§ What to work on
Go through the data below and gather each line containing "this".

-- start of Extracted data --

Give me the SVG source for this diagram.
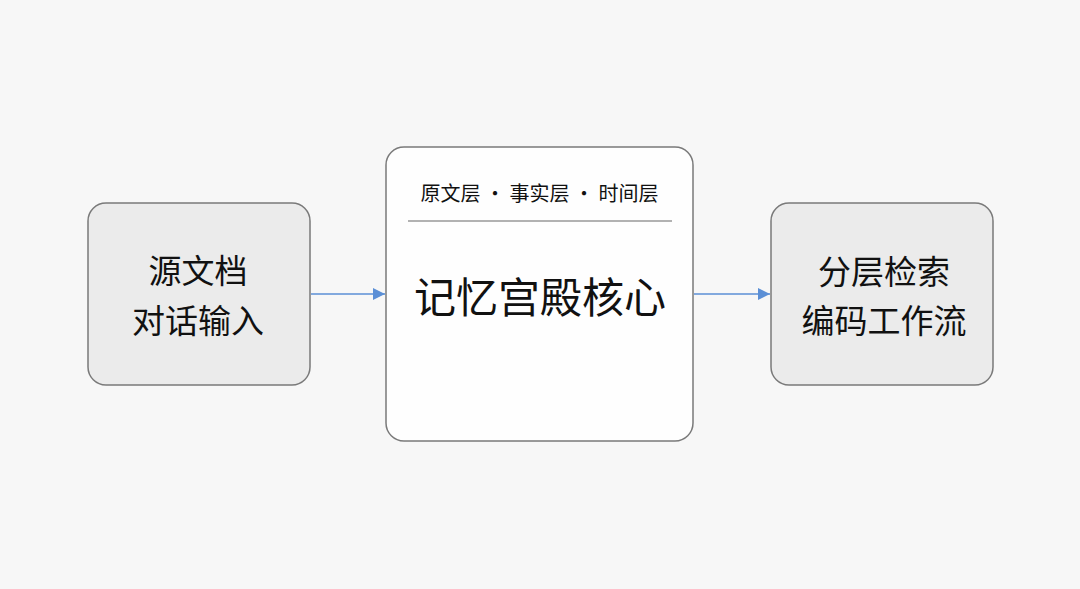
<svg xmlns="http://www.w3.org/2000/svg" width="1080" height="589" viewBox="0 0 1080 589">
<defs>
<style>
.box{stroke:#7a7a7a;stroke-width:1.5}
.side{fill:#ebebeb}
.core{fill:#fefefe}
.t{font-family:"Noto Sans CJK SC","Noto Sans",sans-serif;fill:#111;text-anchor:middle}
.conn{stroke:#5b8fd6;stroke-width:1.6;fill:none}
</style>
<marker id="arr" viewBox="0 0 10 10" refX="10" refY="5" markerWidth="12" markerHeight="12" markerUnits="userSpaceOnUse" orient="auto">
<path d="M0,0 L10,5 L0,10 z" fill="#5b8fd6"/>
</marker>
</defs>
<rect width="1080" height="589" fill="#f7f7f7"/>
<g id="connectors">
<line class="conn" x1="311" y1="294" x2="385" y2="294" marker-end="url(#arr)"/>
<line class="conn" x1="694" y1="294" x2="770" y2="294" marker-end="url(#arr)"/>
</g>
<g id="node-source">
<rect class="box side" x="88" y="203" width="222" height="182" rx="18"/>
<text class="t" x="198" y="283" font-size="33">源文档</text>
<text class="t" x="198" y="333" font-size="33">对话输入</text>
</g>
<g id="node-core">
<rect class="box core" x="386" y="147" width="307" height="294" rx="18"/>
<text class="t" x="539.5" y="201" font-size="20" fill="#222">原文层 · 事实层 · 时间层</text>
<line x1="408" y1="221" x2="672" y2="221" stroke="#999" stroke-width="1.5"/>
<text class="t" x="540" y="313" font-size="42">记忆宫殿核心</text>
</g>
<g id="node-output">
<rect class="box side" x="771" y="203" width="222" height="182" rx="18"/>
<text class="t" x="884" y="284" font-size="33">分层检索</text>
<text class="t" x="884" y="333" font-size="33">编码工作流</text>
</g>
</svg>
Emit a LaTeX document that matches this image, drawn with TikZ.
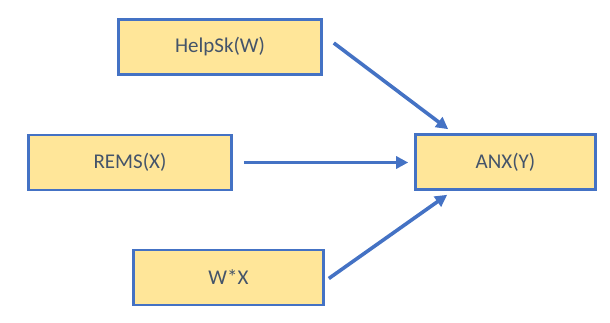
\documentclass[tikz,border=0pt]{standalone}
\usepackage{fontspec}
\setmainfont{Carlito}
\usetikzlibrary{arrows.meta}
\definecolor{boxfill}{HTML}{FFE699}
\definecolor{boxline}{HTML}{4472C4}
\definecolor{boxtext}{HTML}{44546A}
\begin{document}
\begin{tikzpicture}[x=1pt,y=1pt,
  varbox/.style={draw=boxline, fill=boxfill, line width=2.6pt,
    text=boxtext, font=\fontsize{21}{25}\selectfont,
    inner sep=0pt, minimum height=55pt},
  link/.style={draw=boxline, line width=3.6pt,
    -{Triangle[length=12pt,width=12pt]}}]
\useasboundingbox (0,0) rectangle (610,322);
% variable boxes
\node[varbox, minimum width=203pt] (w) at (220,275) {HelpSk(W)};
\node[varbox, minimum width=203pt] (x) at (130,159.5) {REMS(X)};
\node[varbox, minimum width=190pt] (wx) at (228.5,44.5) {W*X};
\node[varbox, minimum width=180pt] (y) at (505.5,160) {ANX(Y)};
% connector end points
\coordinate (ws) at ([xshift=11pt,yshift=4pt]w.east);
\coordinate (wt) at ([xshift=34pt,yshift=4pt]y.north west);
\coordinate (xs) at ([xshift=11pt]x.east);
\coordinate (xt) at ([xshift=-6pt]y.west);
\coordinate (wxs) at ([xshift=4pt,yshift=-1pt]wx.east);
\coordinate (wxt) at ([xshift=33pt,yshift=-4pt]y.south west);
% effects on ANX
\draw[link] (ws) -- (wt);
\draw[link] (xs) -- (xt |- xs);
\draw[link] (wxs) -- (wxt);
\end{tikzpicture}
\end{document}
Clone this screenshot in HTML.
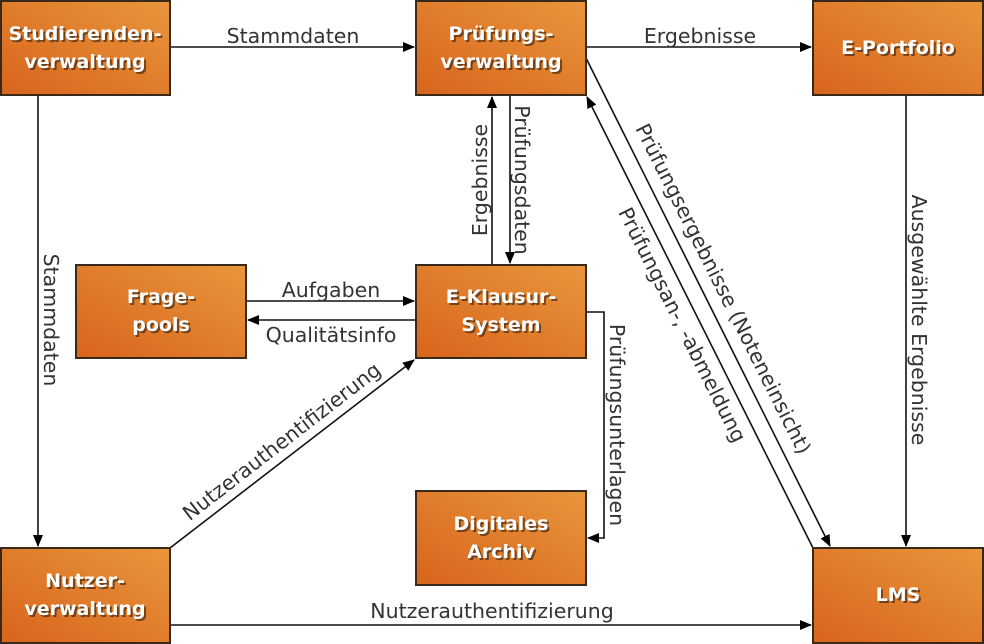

-- end of Extracted data --

§ Finished answer
Give me the SVG source for this diagram.
Emit a LaTeX document that matches this image, drawn with TikZ.
Clone this screenshot in HTML.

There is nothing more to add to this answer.